Older ADRs (ADR-007 onwards) refer to the evaluated classifier approaches as rungs (decision-tree language from the spec-lock-in conversations). Reader-facing prose in WRITEUP_PAPER / WRITEUP_NARRATIVE / RESULTS / README calls them detectors (a more familiar noun for someone not steeped in the SDD vocabulary). Both terms refer to the same thing: the 5 evaluated approaches in the headline ladder — TF-IDF + LR (classical floor); ModernBERT frozen-probe; ModernBERT LoRA; ModernBERT full-FT (LODO direct-source only — pooled OOD inference dropped at Phase 5 X11 per ADR-075); and the ProtectAI v1 + v2 reference scorers (counted as one rung-tier per ADR-005 + ADR-018; reported separately for slice-dependence). The LLM-judge tier (gpt-4o + claude-sonnet) was locked at Phase 0-03 per ADR-018 and DROPPED at Phase 4 cost re-estimation per ADR-050 (16× envelope overrun); it does not appear in the headline ladder.

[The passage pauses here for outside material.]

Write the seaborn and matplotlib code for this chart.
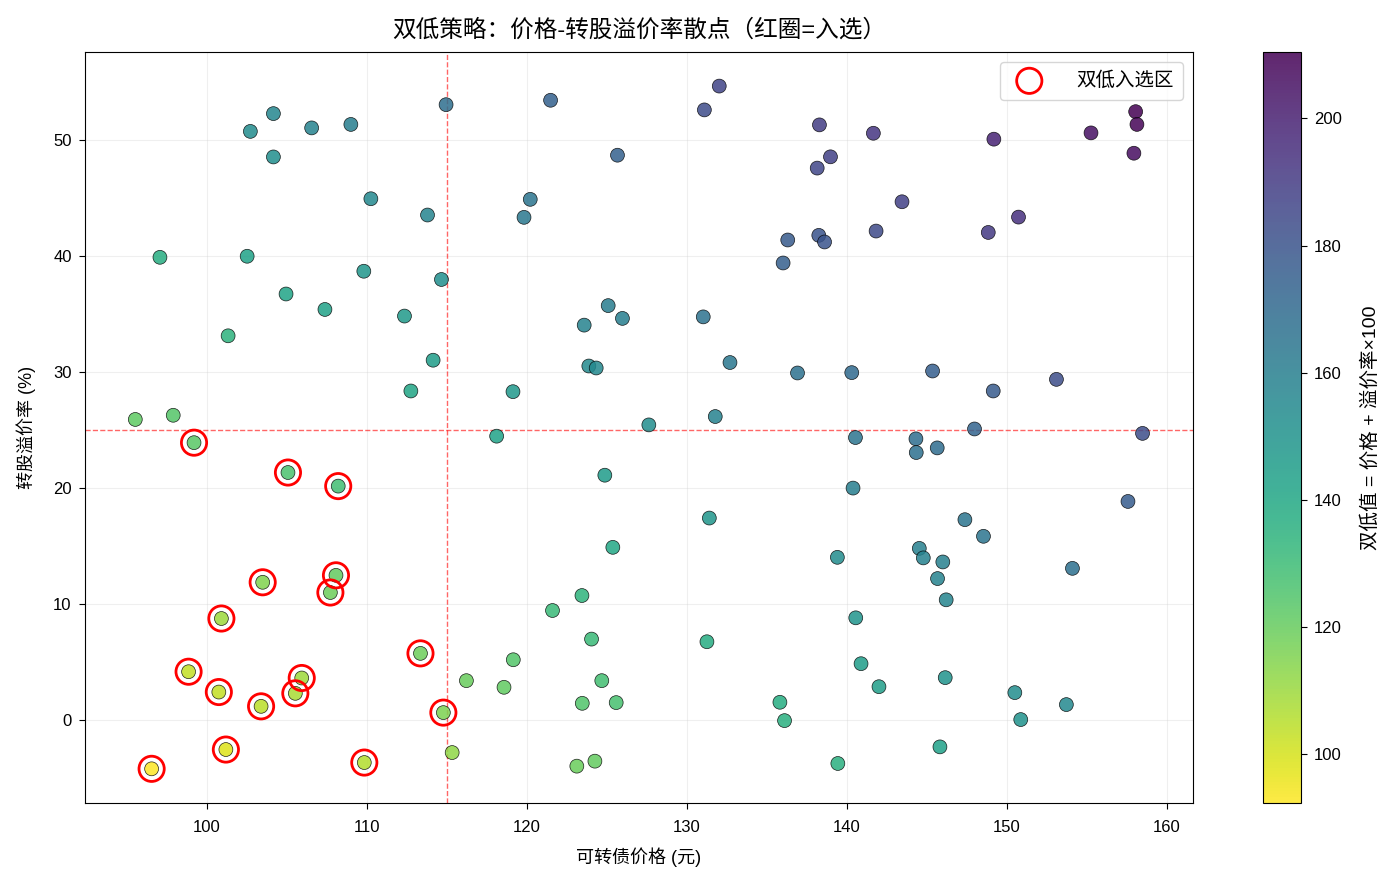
import numpy as np, pandas as pd
import matplotlib; matplotlib.use("Agg")
import matplotlib.pyplot as plt
import seaborn as sns

sns.set_style("ticks")
plt.rcParams['font.family'] = ['Liberation Sans', 'Noto Sans CJK SC', 'DejaVu Sans']
plt.rcParams['axes.unicode_minus'] = False
for k in ("text.color", "axes.labelcolor", "xtick.color", "ytick.color", "axes.edgecolor"):
    plt.rcParams[k] = "black"

# convertible bond price (yuan) and conversion premium (%)
price = [
    # upper-left
    114.95, 104.16, 102.72, 106.55, 109.0, 104.16, 110.25, 113.79, 97.07, 102.52,
    109.81, 114.66, 104.95, 107.38, 112.35, 101.33, 114.14, 112.75, 95.53, 97.9,
    # lower-left
    99.2, 105.07, 108.21, 103.49, 108.07, 107.72, 100.91, 113.35, 98.86, 105.93,
    105.53, 100.75, 103.39, 114.78, 101.19, 109.84, 96.55, 115.33,
    # middle top
    121.48, 132.02, 131.09, 125.66, 120.21, 119.82, 136.3, 136.01, 125.08, 123.58,
    125.97, 131.02, 123.87, 124.33, 119.13, 132.69, 136.91, 131.77, 127.62,
    # right top
    138.28, 141.65, 149.18, 155.25, 158.04, 158.12, 157.93, 138.97, 138.14, 143.44,
    150.72, 138.24, 138.6, 141.82, 148.83, 140.3, 145.35, 153.09, 149.14, 147.97,
    158.47,
    # right bottom
    140.53, 144.31, 144.33, 145.64, 140.38, 157.56, 147.37, 148.53, 139.4, 144.52,
    144.77, 145.99, 154.09, 145.66, 146.2, 140.55, 140.88, 146.14, 142.0, 150.49,
    153.71, 150.86, 145.81, 139.43,
    # middle bottom
    118.11, 124.87, 131.4, 125.37, 123.44, 121.6, 124.04, 131.25, 119.15, 116.22,
    118.57, 124.68, 123.46, 125.58, 135.81, 136.1, 123.12, 124.25,
]
premium = [
    53.0, 52.23, 50.7, 51.0, 51.3, 48.5, 44.9, 43.5, 39.86, 39.95,
    38.66, 37.95, 36.7, 35.37, 34.8, 33.1, 31.0, 28.35, 25.9, 26.26,
    23.9, 21.33, 20.16, 11.88, 12.48, 11.0, 8.76, 5.76, 4.18, 3.64,
    2.32, 2.43, 1.2, 0.66, -2.52, -3.64, -4.18, -2.78,
    53.38, 54.6, 52.55, 48.65, 44.85, 43.3, 41.35, 39.37, 35.7, 34.02,
    34.6, 34.73, 30.5, 30.33, 28.29, 30.8, 29.9, 26.15, 25.43,
    51.26, 50.54, 50.03, 50.57, 52.4, 51.3, 48.82, 48.51, 47.54, 44.64,
    43.32, 41.75, 41.18, 42.12, 42.0, 29.93, 30.07, 29.35, 28.35, 25.08,
    24.7,
    24.34, 24.23, 23.05, 23.45, 19.99, 18.84, 17.27, 15.84, 14.03, 14.8,
    13.98, 13.63, 13.08, 12.2, 10.37, 8.82, 4.87, 3.67, 2.89, 2.38,
    1.35, 0.06, -2.29, -3.72,
    24.46, 21.1, 17.41, 14.89, 10.74, 9.45, 6.99, 6.76, 5.21, 3.41,
    2.84, 3.41, 1.46, 1.52, 1.55, -0.03, -3.95, -3.52,
]
PRICE_CUT, PREM_CUT = 115, 25

df = pd.DataFrame({"price": price, "premium": premium})
df["score"] = df.price + df.premium
sel = df[(df.price < PRICE_CUT) & (df.premium < PREM_CUT)]

fig = plt.figure(figsize=(13.97, 8.85), dpi=100)
ax = fig.add_axes([0.0608, 0.0927, 0.7931, 0.8486])
cax = fig.add_axes([0.904, 0.0927, 0.0272, 0.8486])

norm = plt.Normalize(df.score.min(), df.score.max())
cmap = plt.get_cmap("viridis_r")
sns.scatterplot(data=df, x="price", y="premium", hue="score", hue_norm=norm,
                palette=cmap, s=100, alpha=0.85, edgecolor="black", linewidth=0.5,
                legend=False, ax=ax, zorder=3)
ax.scatter(sel.price, sel.premium, s=330, facecolors="none", edgecolors="red",
           linewidths=2, label="双低入选区", zorder=4)
ax.axvline(PRICE_CUT, color="red", ls="--", lw=1, alpha=0.6)
ax.axhline(PREM_CUT, color="red", ls="--", lw=1, alpha=0.6)

ax.grid(True, alpha=0.3)
ax.set_title("双低策略：价格-转股溢价率散点（红圈=入选）", fontsize=17, pad=11)
ax.set_xlabel("可转债价格 (元)", fontsize=13, labelpad=9)
ax.set_ylabel("转股溢价率 (%)", fontsize=13, labelpad=12)
ax.tick_params(labelsize=12, length=4.5)
ax.tick_params(axis="x", pad=8)
ax.tick_params(axis="y", pad=5)
ax.legend(loc="upper right", fontsize=14, borderpad=0.5, handletextpad=1.4)

sm = plt.cm.ScalarMappable(norm=norm, cmap=cmap)
cb = fig.colorbar(sm, cax=cax, alpha=0.85)
cb.set_label("双低值 = 价格 + 溢价率×100", fontsize=14, labelpad=14)
cb.ax.tick_params(labelsize=12, length=4.5, pad=5)

fig.savefig("out.png", dpi=100)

The prose-vs-decision-record split is deliberate; see the Canonical terminology conventions table at the top of this file for the full mapping. The WRITEUP/model-rungs.md filename retains “rungs” as an architectural artifact (renaming would risk ADR-050 anchor breakage); the file’s opening paragraph carries the rung↔︎detector mapping for readers landing on the spoke directly.

Replanning checkpoint

Inserted after each phase in docs/ROADMAP.md: before exiting the phase, audit whether any [LOCKED] assumption has been invalidated. If yes: write a superseding ADR, update SPEC_SHEET slot, cascade to WRITEUP §, commit chore: phase-N replan.

SDD (Spec-Driven Development)

Methodology where a binding spec drives implementation. Decisions locked before code; ADRs document changes. Tests are invariants. See SPEC_STRATEGY.md for the chosen pack-size + alternatives rejected.

SPEC_GREENFIELD.md

Binding pre-Phase-0 spec. Contains Feature Specs §0-§7 + 50-row decision ledger with reference anchors. Phase 0 walks each [OPEN] ledger row via /exploring-options.

SPEC_SHEET.md

Post-Phase-0 fill-in form. Same skeleton as SPEC_GREENFIELD; each [OPEN] slot becomes [LOCKED: X (per ADR-NNN)] once Phase 0 resolves it. Phase 1 cannot start until SPEC_SHEET has zero [OPEN] slots.

SUBMISSION_AUDIT.md

Claim-status register. Script-generated from decisions/ADR-*.md frontmatter via scripts/regenerate_audit.py. CI hard-gate asserts no drift between ADRs and the audit table. ADRs are the source of truth; SUBMISSION_AUDIT is derived.

Three-state contamination taxonomy

Reference-scorer training-overlap verdict (encoded in eval-toolkit manifest contamination_flags field):

  • verified_disjoint — training data verifiably disjoint from project sources
  • suspected_contamination — known overlap with one or more project sources
  • vendor_black_box — training data not disclosed; audit shifts to fold-pattern + scope-mismatch analysis

See docs/THREAT_MODEL.md + EVIDENCE.md §1–2 + docs/MANIFEST_SCHEMA.md.

Transcript

Decision-conversation capture at transcripts/<YYYY-MM-DD>__<slug>.md. Produced by /save-transcript <slug> skill. Private by default (gitignored); emailed separately to reviewer at submission time. ADRs reference transcripts by filename; reviewer correlates via emailed bundle.

Upstream-issue triage protocol

[LOCKED] rule in docs/TECH_STACK.md: every library gap / bug / feature request is filed to the relevant upstream GitHub repo with the tracked label before any local workaround. Ledger at decisions/upstream_issues.md.